» **Stated problem**
Select lines where the word "matplotlib" appears.

↓

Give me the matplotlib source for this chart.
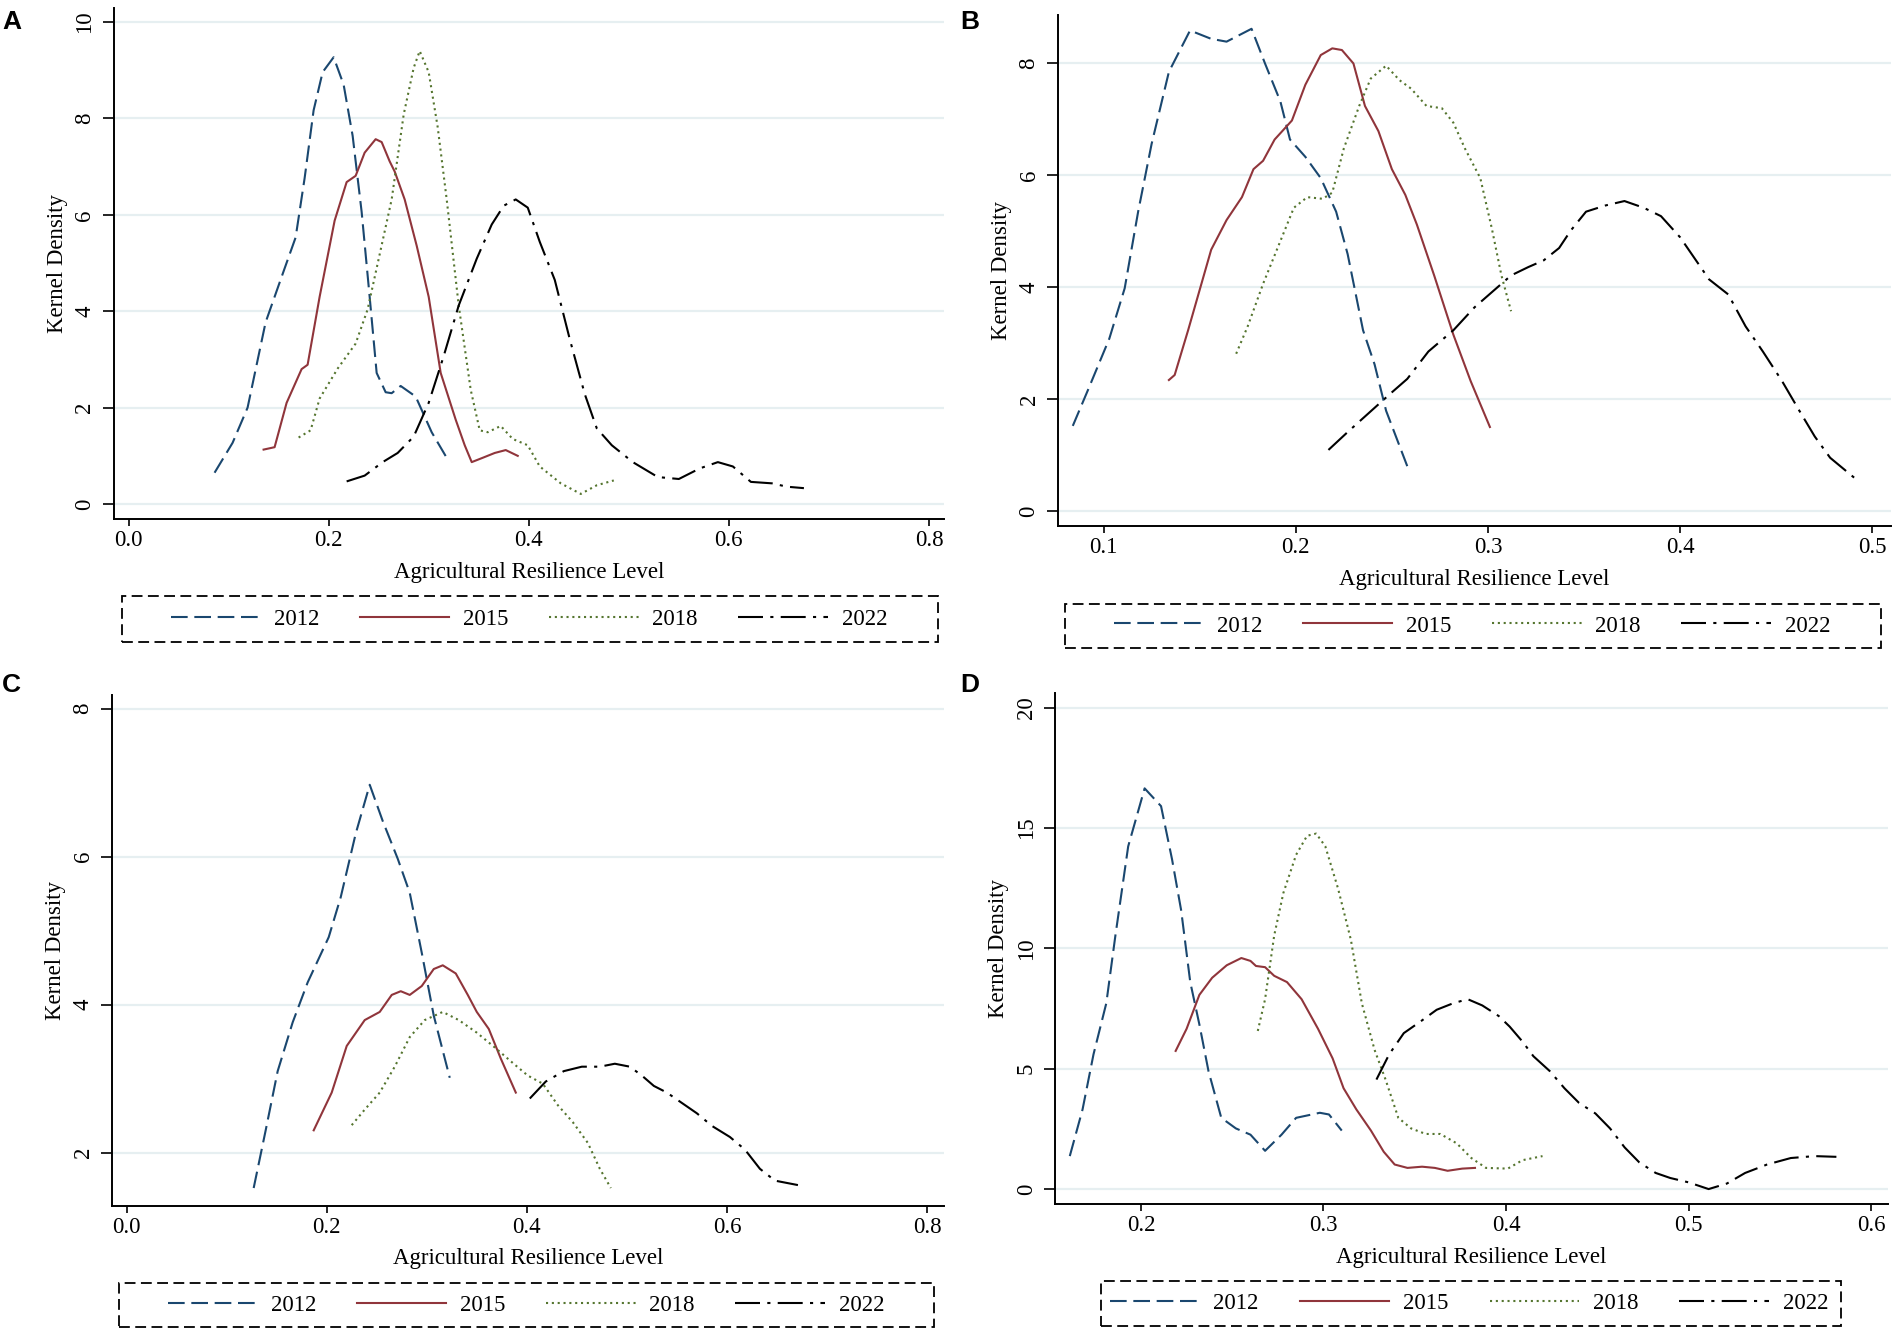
import matplotlib
matplotlib.use("Agg")
import matplotlib.pyplot as plt
from matplotlib.patches import Rectangle

plt.rcParams["font.family"] = ["Liberation Serif", "DejaVu Serif"]

W, H = 1892, 1329

years = ["2012", "2015", "2018", "2022"]
colors = ["#1a476f", "#90353b", "#55752f", "#000000"]

# ---- panel A ----
A12_x = [0.086, 0.104, 0.119, 0.137, 0.155, 0.167, 0.176, 0.185, 0.194, 0.205, 0.215, 0.224,
         0.233, 0.241, 0.248, 0.257, 0.263, 0.272, 0.287, 0.303, 0.318]
A12_y = [0.65, 1.27, 2.0, 3.77, 4.83, 5.53, 6.76, 8.17, 8.96, 9.27, 8.7, 7.64,
         6.06, 4.3, 2.72, 2.32, 2.3, 2.45, 2.23, 1.49, 0.96]
A15_x = [0.135, 0.146, 0.158, 0.173, 0.179, 0.191, 0.206, 0.218, 0.227, 0.236, 0.247, 0.253,
         0.261, 0.266, 0.276, 0.288, 0.300, 0.312, 0.327, 0.336, 0.343, 0.354, 0.366, 0.377, 0.389]
A15_y = [1.13, 1.18, 2.1, 2.8, 2.89, 4.3, 5.88, 6.68, 6.81, 7.29, 7.57, 7.51,
         7.11, 6.9, 6.32, 5.36, 4.3, 2.72, 1.75, 1.22, 0.87, 0.96, 1.06, 1.12, 1.0]
A18_x = [0.170, 0.182, 0.191, 0.209, 0.227, 0.239, 0.251, 0.263, 0.275, 0.285, 0.291, 0.300,
         0.309, 0.318, 0.330, 0.342, 0.351, 0.359, 0.372, 0.384, 0.399, 0.411, 0.432, 0.452,
         0.468, 0.485]
A18_y = [1.38, 1.53, 2.19, 2.81, 3.33, 4.04, 5.18, 6.32, 8.08, 9.05, 9.4, 8.96,
         7.82, 6.32, 4.12, 2.37, 1.53, 1.49, 1.62, 1.35, 1.22, 0.78, 0.43, 0.21,
         0.39, 0.49]
A22_x = [0.218, 0.236, 0.254, 0.269, 0.285, 0.300, 0.315, 0.330, 0.348, 0.363, 0.375, 0.387,
         0.399, 0.411, 0.426, 0.441, 0.456, 0.468, 0.483, 0.504, 0.529, 0.550, 0.571, 0.589,
         0.604, 0.622, 0.643, 0.658, 0.675]
A22_y = [0.47, 0.59, 0.87, 1.06, 1.4, 2.1, 3.07, 4.12, 5.09, 5.8, 6.19, 6.32,
         6.15, 5.44, 4.65, 3.42, 2.28, 1.57, 1.22, 0.87, 0.56, 0.52, 0.74, 0.87,
         0.78, 0.46, 0.43, 0.36, 0.33]

# ---- panel B ----
B12_x = [0.084, 0.092, 0.103, 0.111, 0.118, 0.125, 0.134, 0.145, 0.156, 0.164, 0.177, 0.184,
         0.192, 0.197, 0.205, 0.213, 0.221, 0.227, 0.235, 0.241, 0.247, 0.258]
B12_y = [1.52, 2.17, 3.08, 3.98, 5.35, 6.56, 7.85, 8.59, 8.44, 8.39, 8.62, 8.0,
         7.32, 6.64, 6.33, 5.95, 5.35, 4.59, 3.23, 2.62, 1.79, 0.8]
B15_x = [0.134, 0.137, 0.144, 0.156, 0.164, 0.172, 0.178, 0.183, 0.189, 0.198, 0.205, 0.213,
         0.219, 0.224, 0.230, 0.236, 0.243, 0.250, 0.257, 0.263, 0.272, 0.282, 0.291, 0.301]
B15_y = [2.34, 2.43, 3.23, 4.67, 5.2, 5.61, 6.11, 6.26, 6.64, 6.98, 7.62, 8.15,
         8.27, 8.24, 8.0, 7.24, 6.79, 6.11, 5.65, 5.12, 4.21, 3.15, 2.32, 1.5]
B18_x = [0.169, 0.175, 0.183, 0.191, 0.199, 0.206, 0.214, 0.219, 0.225, 0.233, 0.239, 0.247,
         0.254, 0.260, 0.268, 0.276, 0.282, 0.288, 0.296, 0.302, 0.307, 0.312]
B18_y = [2.81, 3.3, 4.06, 4.74, 5.42, 5.61, 5.58, 5.69, 6.48, 7.24, 7.73, 7.96,
         7.7, 7.55, 7.24, 7.2, 6.94, 6.48, 5.95, 5.05, 4.21, 3.57]
B22_x = [0.217, 0.227, 0.238, 0.249, 0.258, 0.269, 0.282, 0.293, 0.302, 0.312, 0.321, 0.329,
         0.337, 0.343, 0.351, 0.361, 0.371, 0.381, 0.390, 0.400, 0.409, 0.415, 0.425, 0.434,
         0.443, 0.453, 0.462, 0.470, 0.478, 0.491]
B22_y = [1.09, 1.41, 1.75, 2.09, 2.36, 2.85, 3.23, 3.64, 3.91, 4.21, 4.36, 4.48,
         4.7, 5.01, 5.35, 5.46, 5.54, 5.42, 5.27, 4.89, 4.44, 4.14, 3.87, 3.3,
         2.85, 2.32, 1.79, 1.33, 0.95, 0.58]

# ---- panel C ----
C12_x = [0.127, 0.139, 0.151, 0.166, 0.181, 0.202, 0.214, 0.229, 0.243, 0.256, 0.271, 0.283,
         0.295, 0.307, 0.323]
C12_y = [1.52, 2.3, 3.1, 3.76, 4.3, 4.91, 5.45, 6.31, 6.97, 6.48, 5.97, 5.51,
         4.7, 3.85, 3.01]
C15_x = [0.187, 0.205, 0.220, 0.238, 0.253, 0.265, 0.274, 0.283, 0.295, 0.307, 0.316, 0.329,
         0.341, 0.350, 0.362, 0.374, 0.389]
C15_y = [2.3, 2.81, 3.44, 3.79, 3.9, 4.13, 4.18, 4.13, 4.25, 4.48, 4.53, 4.42,
         4.13, 3.9, 3.67, 3.27, 2.81]
C18_x = [0.225, 0.238, 0.253, 0.268, 0.283, 0.298, 0.316, 0.332, 0.350, 0.368, 0.386, 0.401,
         0.416, 0.431, 0.446, 0.461, 0.473, 0.484]
C18_y = [2.37, 2.58, 2.81, 3.16, 3.56, 3.79, 3.9, 3.79, 3.62, 3.42, 3.21, 3.04,
         2.93, 2.64, 2.41, 2.13, 1.78, 1.52]
C22_x = [0.403, 0.419, 0.437, 0.455, 0.473, 0.488, 0.503, 0.515, 0.527, 0.540, 0.555, 0.570,
         0.585, 0.603, 0.618, 0.633, 0.648, 0.671]
C22_y = [2.73, 2.96, 3.1, 3.16, 3.16, 3.2, 3.16, 3.04, 2.9, 2.81, 2.67, 2.53,
         2.36, 2.21, 2.04, 1.78, 1.62, 1.56]

# ---- panel D ----
D12_x = [0.161, 0.168, 0.174, 0.181, 0.186, 0.193, 0.202, 0.211, 0.217, 0.222, 0.227, 0.232,
         0.237, 0.244, 0.252, 0.260, 0.268, 0.277, 0.285, 0.298, 0.303, 0.310]
D12_y = [1.37, 3.31, 5.6, 7.72, 10.54, 14.24, 16.65, 15.91, 13.71, 11.59, 8.6, 6.84,
         4.9, 2.96, 2.52, 2.26, 1.59, 2.26, 2.96, 3.17, 3.1, 2.43]
D15_x = [0.219, 0.225, 0.232, 0.239, 0.247, 0.255, 0.260, 0.263, 0.268, 0.273, 0.280, 0.288,
         0.297, 0.305, 0.311, 0.318, 0.326, 0.333, 0.339, 0.346, 0.354, 0.361, 0.368, 0.376, 0.383]
D15_y = [5.74, 6.66, 8.07, 8.78, 9.3, 9.6, 9.48, 9.27, 9.22, 8.86, 8.6, 7.89,
         6.66, 5.43, 4.19, 3.31, 2.43, 1.55, 1.02, 0.88, 0.93, 0.88, 0.76, 0.85, 0.88]
D18_x = [0.264, 0.268, 0.273, 0.278, 0.285, 0.291, 0.296, 0.301, 0.308, 0.315, 0.321, 0.328,
         0.334, 0.341, 0.348, 0.356, 0.364, 0.373, 0.381, 0.389, 0.401, 0.409, 0.420]
D18_y = [6.57, 7.89, 10.54, 12.3, 13.89, 14.68, 14.77, 14.24, 12.48, 10.36, 7.72, 5.78,
         4.55, 2.96, 2.52, 2.29, 2.29, 1.9, 1.29, 0.88, 0.85, 1.2, 1.37]
D22_x = [0.329, 0.336, 0.344, 0.354, 0.362, 0.371, 0.379, 0.387, 0.396, 0.402, 0.409, 0.415,
         0.424, 0.432, 0.440, 0.449, 0.457, 0.465, 0.473, 0.482, 0.490, 0.500, 0.511, 0.521,
         0.531, 0.543, 0.556, 0.569, 0.581]
D22_y = [4.55, 5.6, 6.48, 7.01, 7.45, 7.72, 7.89, 7.63, 7.19, 6.75, 6.13, 5.52,
         4.9, 4.19, 3.58, 3.14, 2.52, 1.73, 1.11, 0.67, 0.46, 0.28, 0.0, 0.23,
         0.67, 1.02, 1.29, 1.37, 1.34]

A_xticks = [0.0, 0.2, 0.4, 0.6, 0.8]
A_yticks = [0, 2, 4, 6, 8, 10]
B_xticks = [0.1, 0.2, 0.3, 0.4, 0.5]
B_yticks = [0, 2, 4, 6, 8]
C_xticks = [0.0, 0.2, 0.4, 0.6, 0.8]
C_yticks = [2, 4, 6, 8]
D_xticks = [0.2, 0.3, 0.4, 0.5, 0.6]
D_yticks = [0, 5, 10, 15, 20]

styles = [(0, (8, 3.2)), "-", (0, (1.0, 1.8)), (0, (12, 3.5, 1.5, 3.5))]

FS = 16.5

fig = plt.figure(figsize=(W / 100, H / 100), dpi=100)


def px_axes(l, t, r, b):
    return fig.add_axes([l / W, 1 - b / H, (r - l) / W, (b - t) / H])


panels = [
    ("A", (113.5, 7.6, 944, 519), (-0.015, 0.815), (-0.31, 10.3), A_xticks, A_yticks,
     [(A12_x, A12_y), (A15_x, A15_y), (A18_x, A18_y), (A22_x, A22_y)],
     (122, 596, 938, 642), (171, 887), (2, 29)),
    ("B", (1057.6, 14.8, 1890.5, 526), (0.0761, 0.5094), (-0.27, 8.87), B_xticks, B_yticks,
     [(B12_x, B12_y), (B15_x, B15_y), (B18_x, B18_y), (B22_x, B22_y)],
     (1065, 604, 1881, 648), (1114, 1830), (960, 29)),
    ("C", (111.6, 694.5, 944, 1205.5), (-0.015, 0.817), (1.284, 8.19), C_xticks, C_yticks,
     [(C12_x, C12_y), (C15_x, C15_y), (C18_x, C18_y), (C22_x, C22_y)],
     (119, 1283, 934, 1327), (168, 884), (2, 692)),
    ("D", (1055, 692.8, 1887.5, 1204), (0.1529, 0.609), (-0.62, 20.62), D_xticks, D_yticks,
     [(D12_x, D12_y), (D15_x, D15_y), (D18_x, D18_y), (D22_x, D22_y)],
     (1101, 1281, 1841, 1326), (1110, 1828), (960, 692)),
]

for letter, box, xlim, ylim, xt, yt, series, lbox, lspan, lpos in panels:
    ax = px_axes(*box)
    for spine in ["top", "right"]:
        ax.spines[spine].set_visible(False)
    for spine in ["left", "bottom"]:
        ax.spines[spine].set_linewidth(1.4)
    for y in yt:
        ax.axhline(y, color="#e6eff1", lw=1.6, zorder=0)
    lines = []
    for (xs, ys), c, ls, yr in zip(series, colors, styles, years):
        ln, = ax.plot(xs, ys, color=c, linestyle=ls, lw=1.5, label=yr)
        lines.append(ln)
    ax.set_xlim(*xlim)
    ax.set_ylim(*ylim)
    ax.set_xticks(xt)
    ax.set_xticklabels(["%.1f" % v for v in xt], fontsize=FS)
    ax.set_yticks(yt)
    ax.set_yticklabels([str(v) for v in yt], fontsize=FS, rotation=90, va="center")
    ax.tick_params(axis="x", length=5, width=1.2, pad=3)
    ax.tick_params(axis="y", length=8, width=1.2, pad=5)
    ax.set_xlabel("Agricultural Resilience Level", fontsize=FS, labelpad=7.5)
    ax.set_ylabel("Kernel Density", fontsize=FS, labelpad=5)

    # dashed legend frame
    l, t, r, b = lbox
    fig.patches.append(Rectangle((l / W, 1 - b / H), (r - l) / W, (b - t) / H,
                                 transform=fig.transFigure, fill=False, edgecolor="black",
                                 lw=1.3, linestyle=(0, (6, 3))))
    x0, x1 = lspan
    yc = (t + b) / 2
    fig.legend(handles=lines, loc="center", ncol=4, mode="expand", frameon=False,
               bbox_to_anchor=(x0 / W, 1 - (yc + 15) / H, (x1 - x0) / W, 30 / H),
               borderpad=0, borderaxespad=0, handlelength=3.9, handletextpad=0.6,
               fontsize=FS)

    fig.text(lpos[0] / W, 1 - lpos[1] / H, letter, fontsize=19, fontweight="bold",
             family=["Liberation Sans", "DejaVu Sans"], ha="left", va="baseline")

fig.savefig("out.png", dpi=100)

↑

» **Solution below**
Give me the matplotlib source for this chart.
import matplotlib
matplotlib.use("Agg")
import matplotlib.pyplot as plt
from matplotlib.patches import Rectangle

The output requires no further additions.